Our cattle are the focus of our lives. In Sudan, a person's wealth is completely tied to how many cattle he owns—rather, how many a
family
owns, as there's not a lot of distinction between the individual and the family. Cattle are acquired through marriage, and everyone marries. The haggling over cattle for a woman's bride-price, for instance, is a major community event, observed by all the village people. Everyone knows everyone's business in this village—and it is everyone's business, as many are related. But more about the bride-price and bride-wealth later.

On a typical day, at the age of seven, I would rise from a mat on the dirt floor where I'd slept matches-in-a-box style with my older and younger brother. My sister and mother would already be up, making a fire and beginning preparation for the meal that would be taken at lunch time by the rest of the family there in our home, and that would be carried by the rest of us to the grazing fields. There is no breakfast—we would go to the water source (pots of water that my mother and sister had fetched), and wash our faces. My mother would have prepared our lunch to carry to the grazing fields with us.

Young boys watching cattle near Pulkar, South Sudan, as Majok was doing in 1987 when the Sudanese Army attacked his village of Adut Maguen.

My job was to untie the cattle and lead them to graze on the grasses not far from our home. I would do this with my older brother and my cousins. Twenty cattle had to be rounded up into groups, tethering them with ropes strung around their necks held like so many balloon strings. Once we were out on the grasslands, we'd make sure we had all our cattle in one location and keep an eye on them so that none strayed. We knew our cattle by color patterns. In fact, Dinka names are actually colors of cattle. My name, Majok, signifies a black and white pattern in Dinka.
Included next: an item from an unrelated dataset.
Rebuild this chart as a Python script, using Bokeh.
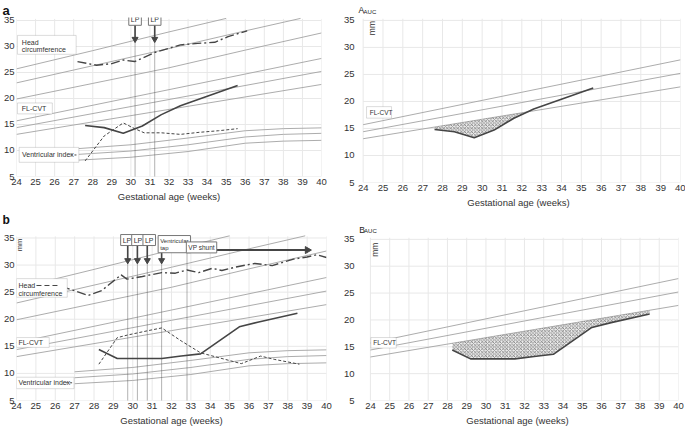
import numpy as np
from bokeh.plotting import figure
from bokeh.models import Label, BoxAnnotation, FixedTicker, Title
from bokeh.layouts import column, row
from bokeh.embed import file_html
from bokeh.resources import INLINE

FONT = "Liberation Sans"

# ---------------- data ----------------
weeks = list(range(24, 41))
y_ticks = [5, 10, 15, 20, 25, 30, 35]

# reference (percentile) curves
hc_ref_hi_x = [24, 28, 32, 35.0]
hc_ref_hi = [25.7, 29.2, 32.8, 35.4]
hc_ref_mid_x = [24, 28, 32, 36, 38.9]
hc_ref_mid = [23.0, 26.3, 29.6, 33.0, 35.4]
hc_ref_lo_x = [24, 28, 32, 36, 40]
hc_ref_lo = [19.9, 22.9, 25.9, 29.3, 32.6]

fl_ref_x = [24, 32, 40]
fl_ref_hi = [15.7, 21.7, 27.7]
fl_ref_mid = [14.4, 19.8, 25.2]
fl_ref_lo = [13.1, 17.9, 22.7]

vi_ref_x = [27, 30, 33, 36, 38, 40]
vi_ref_hi = [10.3, 11.1, 12.4, 13.8, 14.2, 14.35]
vi_ref_mid = [9.2, 9.9, 11.1, 12.6, 13.1, 13.3]
vi_ref_lo = [8.1, 8.7, 9.8, 11.4, 11.8, 11.95]

# case a
a_hc_x = [27.2, 28.2, 29.0, 29.6, 30.2, 31.3, 32.6, 33.5, 34.4, 35.1, 36.1]
a_hc_y = [27.1, 26.4, 26.7, 27.4, 27.1, 28.9, 30.3, 30.6, 30.8, 31.9, 33.0]
a_fl_x = [27.6, 28.6, 29.6, 30.6, 31.6, 32.6, 33.6, 34.6, 35.6]
a_fl_y = [14.8, 14.4, 13.3, 14.7, 16.9, 18.6, 19.9, 21.2, 22.5]
a_vi_x = [27.6, 28.6, 29.6, 30.2, 30.7, 31.6, 32.6, 33.6, 34.6, 35.6]
a_vi_y = [8.0, 12.8, 15.3, 14.2, 13.4, 13.4, 13.1, 13.5, 13.8, 14.2]
a_lp = [30.22, 31.25]

# case b
b_hc_x = [26.3, 27.7, 28.4, 29.4, 29.7, 30.5, 31.5, 32.2, 32.8, 33.4, 34.1, 34.6,
          35.4, 36.3, 37.2, 38.3, 39.0, 39.5, 40.0]
b_hc_y = [26.1, 24.4, 25.3, 28.2, 27.4, 27.9, 28.6, 28.5, 29.1, 28.6, 29.4, 29.0,
          29.7, 30.3, 29.9, 31.1, 31.5, 31.9, 31.4]
b_fl_x = [28.25, 29.2, 31.5, 32.5, 33.5, 35.5, 36.5, 38.5]
b_fl_y = [14.4, 12.75, 12.75, 13.2, 13.6, 18.6, 19.5, 21.1]
b_vi_x = [28.25, 29.2, 29.75, 30.8, 31.5, 32.5, 33.5, 35.6, 36.6, 37.3, 38.6]
b_vi_y = [11.7, 16.6, 17.1, 17.9, 18.4, 16.0, 13.8, 11.8, 13.2, 12.6, 11.7]
b_lp = [29.74, 30.24, 30.75]
b_tap = 31.49
b_shunt = 32.8
b_shunt_end = 39.14

REF = "#a3a3a3"
DARK = "#454545"
BOXLINE = "#8a8a8a"
GRID = "#e8e8e8"


def make_fig(w, h, xr, yr, bl, br, bt, bb, title=None, title_size="13px"):
    p = figure(width=w, height=h, x_range=xr, y_range=yr,
               output_backend="svg", toolbar_location=None, tools="",
               min_border_left=bl, min_border_right=br,
               min_border_top=bt, min_border_bottom=bb)
    if title is not None:
        p.title = Title(text=title, text_font=FONT, text_font_size=title_size,
                        text_font_style="bold", text_color="#111111",
                        align="left", offset=-14, standoff=0)
    p.xaxis.ticker = FixedTicker(ticks=weeks)
    p.yaxis.ticker = FixedTicker(ticks=y_ticks)
    for ax in (p.xaxis[0], p.yaxis[0]):
        ax.axis_line_color = None
        ax.major_tick_line_color = None
        ax.minor_tick_line_color = None
        ax.major_tick_out = 0
        ax.major_tick_in = 0
        ax.major_label_text_font = FONT
        ax.major_label_text_font_size = "9.5px"
        ax.major_label_text_color = "#333333"
        ax.major_label_standoff = 2
    p.xaxis.axis_label = "Gestational age (weeks)"
    p.xaxis.axis_label_text_font = FONT
    p.xaxis.axis_label_text_font_size = "9.5px"
    p.xaxis.axis_label_text_font_style = "normal"
    p.xaxis.axis_label_text_color = "#333333"
    p.xaxis.axis_label_standoff = 3
    p.xgrid.visible = False
    p.ygrid.visible = False
    # grid drawn only across the 24-40 / 5-35 area
    p.segment(x0=weeks, y0=5, x1=weeks, y1=35.3, line_color=GRID, line_width=1,
              level="underlay")
    p.segment(x0=24, y0=y_ticks, x1=40, y1=y_ticks, line_color=GRID, line_width=1,
              level="underlay")
    p.outline_line_color = None
    p.background_fill_color = "white"
    p.border_fill_color = "white"
    return p


def ref_line(p, xs, ys):
    p.line(xs, ys, line_color=REF, line_width=0.9)


def legend_box(p, left, right, top, bottom):
    p.add_layout(BoxAnnotation(left=left, right=right, top=top, bottom=bottom,
                               fill_color="white", fill_alpha=1.0,
                               line_color=BOXLINE, line_width=1, level="annotation"))


def text(p, x, y, t, size="7px", align="left", baseline="middle", bold=False,
         angle=0, color="#333333"):
    p.add_layout(Label(x=x, y=y, text=t, text_font=FONT, text_font_size=size,
                       text_align=align, text_baseline=baseline, angle=angle,
                       angle_units="deg", text_color=color,
                       text_font_style="bold" if bold else "normal"))


def boxed(p, x, y, t, size="7px", align="center", baseline="middle", pad=2):
    p.add_layout(Label(x=x, y=y, text=t, text_font=FONT, text_font_size=size,
                       text_align=align, text_baseline=baseline, text_color="#333333",
                       border_line_color="#777777", border_line_width=1,
                       background_fill_color="white", background_fill_alpha=1.0,
                       padding=pad))


def arrow_down(p, x, ytop, ytip, pxmm):
    p.segment(x0=[x], y0=[ytop], x1=[x], y1=[ytip + 2.0 / pxmm],
              line_color=DARK, line_width=1.6)
    p.scatter(x=[x], y=[ytip + 2.2 / pxmm], marker="inverted_triangle", size=6,
              fill_color=DARK, line_color=DARK)


def arrow_right(p, x0, xtip, y, pxwk):
    p.segment(x0=[x0], y0=[y], x1=[xtip - 2.0 / pxwk], y1=[y],
              line_color=DARK, line_width=2)
    p.scatter(x=[xtip - 2.5 / pxwk], y=[y], marker="triangle", size=7,
              angle=-np.pi / 2, fill_color=DARK, line_color=DARK)


def seg(p, x0, x1, y, dash):
    p.segment(x0=[x0], y0=[y], x1=[x1], y1=[y], line_color=DARK, line_width=1,
              line_dash=dash, level="overlay")


def vlines(p, xs):
    p.segment(x0=xs, y0=[5] * len(xs), x1=xs, y1=[35.3] * len(xs),
              line_color="#555555", line_width=0.9, line_dash="1 1")


def hatch_area(p, dx, dy):
    xs = np.linspace(dx[0], dx[-1], 600)
    d = np.interp(xs, dx, dy)
    lo = np.interp(xs, fl_ref_x, fl_ref_lo)
    top = np.where(d < lo, lo, d)
    p.varea(x=xs, y1=d, y2=top, fill_color="#d0d0d0", fill_alpha=0.4,
            hatch_pattern="x", hatch_color="#555555", hatch_scale=3.5,
            hatch_weight=0.6)


def all_refs(p):
    ref_line(p, hc_ref_hi_x, hc_ref_hi)
    ref_line(p, hc_ref_mid_x, hc_ref_mid)
    ref_line(p, hc_ref_lo_x, hc_ref_lo)
    for ys in (fl_ref_hi, fl_ref_mid, fl_ref_lo):
        ref_line(p, fl_ref_x, ys)
    for ys in (vi_ref_hi, vi_ref_mid, vi_ref_lo):
        ref_line(p, vi_ref_x, ys)


HC_DASH = "9 3 2 3"
VI_DASH = "3 2"

# ---------------- panel a (left) ----------------
fa = make_fig(340, 210, (24, 40), (5, 35.573), 14, 19, 16, 34, title="a")
all_refs(fa)
vlines(fa, a_lp)
fa.line(a_hc_x, a_hc_y, line_color=DARK, line_width=1.4, line_dash=HC_DASH)
fa.line(a_fl_x, a_fl_y, line_color=DARK, line_width=1.6)
fa.line(a_vi_x, a_vi_y, line_color=DARK, line_width=1.0, line_dash=VI_DASH)
for x in a_lp:
    arrow_down(fa, x, 35, 31.0, 5.23)
legend_box(fa, 24.05, 27.13, 32.13, 28.5)
text(fa, 24.28, 30.8, "Head")
text(fa, 24.28, 29.4, "circumference")
legend_box(fa, 24.05, 25.88, 19.14, 17.04)
text(fa, 24.28, 18.09, "FL-CVT")
legend_box(fa, 24.14, 27.27, 10.6, 7.73)
text(fa, 24.29, 9.14, "Ventricular index")
seg(fa, 26.83, 27.2, 9.14, "2 2")
for x in a_lp:
    boxed(fa, x, 35.13, "LP", size="7px", pad=2)

# ---------------- panel A AUC (right) ----------------
fra = make_fig(345, 210, (23.664, 40), (5, 38.68), 14, 5, 0, 27)
for ys in (fl_ref_hi, fl_ref_mid, fl_ref_lo):
    ref_line(fra, fl_ref_x, ys)
hatch_area(fra, a_fl_x, a_fl_y)
fra.line(a_fl_x, a_fl_y, line_color=DARK, line_width=1.6)
legend_box(fra, 24.17, 25.43, 19.04, 16.91)
text(fra, 24.33, 17.97, "FL-CVT", size="6.5px")
text(fra, 24.45, 33.58, "mm", size="8.5px", align="center", angle=90)
text(fra, 23.76, 36.84, "A", size="8.5px", baseline="alphabetic", color="#222222")
text(fra, 24.02, 36.53, "AUC", size="6px", baseline="alphabetic", color="#222222")

# ---------------- panel b (left) ----------------
fb = make_fig(340, 218, (24, 40), (5, 37.12), 14, 14, 15, 27, title="b",
              title_size="12px")
all_refs(fb)
vlines(fb, b_lp + [b_tap, b_shunt])
fb.line(b_hc_x, b_hc_y, line_color=DARK, line_width=1.4, line_dash=HC_DASH)
fb.line(b_fl_x, b_fl_y, line_color=DARK, line_width=1.6)
fb.line(b_vi_x, b_vi_y, line_color=DARK, line_width=1.0, line_dash=VI_DASH)
for x in b_lp + [b_tap]:
    arrow_down(fb, x, 35.3, 30.46, 5.48)
arrow_right(fb, 34.31, b_shunt_end, 32.77, 19.5)
legend_box(fb, 24.0, 26.62, 27.5, 24.06)
text(fb, 24.1, 26.23, "Head")
seg(fb, 25.03, 26.26, 26.23, "5 3")
text(fb, 24.1, 24.84, "circumference")
legend_box(fb, 24.0, 25.69, 16.62, 14.8)
text(fb, 24.1, 15.71, "FL-CVT")
legend_box(fb, 24.0, 26.97, 9.3, 7.18)
text(fb, 24.1, 8.27, "Ventricular index")
seg(fb, 26.56, 26.92, 8.27, "2 2")
for xc in [29.70, 30.27, 30.85]:
    boxed(fb, xc, 34.62, "LP", size="7px", pad=2)
boxed(fb, 31.31, 35.45, "Ventricular\ntap", size="6px", align="left", baseline="top", pad=2)
boxed(fb, 33.55, 33.26, "VP shunt", size="6.5px", pad=2)
text(fb, 24.15, 33.7, "mm", size="7.5px", align="center", angle=90)

# ---------------- panel B AUC (right) ----------------
frb = make_fig(345, 218, (23.277, 40), (5, 40.37), 14, 7, 0, 27)
for ys in (fl_ref_hi, fl_ref_mid, fl_ref_lo):
    ref_line(frb, fl_ref_x, ys)
hatch_area(frb, b_fl_x, b_fl_y)
frb.line(b_fl_x, b_fl_y, line_color=DARK, line_width=1.6)
legend_box(frb, 24.02, 25.34, 16.72, 14.76)
text(frb, 24.15, 15.74, "FL-CVT", size="6.5px")
text(frb, 24.26, 33.06, "mm", size="8.5px", align="center", angle=90)
text(frb, 23.42, 36.67, "B", size="8.5px", baseline="alphabetic", color="#222222")
text(frb, 23.67, 36.54, "AUC", size="6px", baseline="alphabetic", color="#222222")

# each figure in its own column so that frames are not aligned across a row
layout = column(row(column(fa), column(fra)), row(column(fb), column(frb)))
open("out.html", "w").write(file_html(layout, INLINE))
When the cattle were settled in a particular area, we could relax some and play with other boys who were doing the same thing with their families' cattle. By about noon, we'd take out our first meal of the day, groundnut paste rolled in a banana leaf. Afterwards, we'd chew on a sorghum plant stem. These grazing fields were not rolling grasslands as you might picture in the American West or large pastures such as you see in rural Georgia and Tennessee or the Midwest states. Mostly they were areas of man-high grasses, which the cattle munched all day long.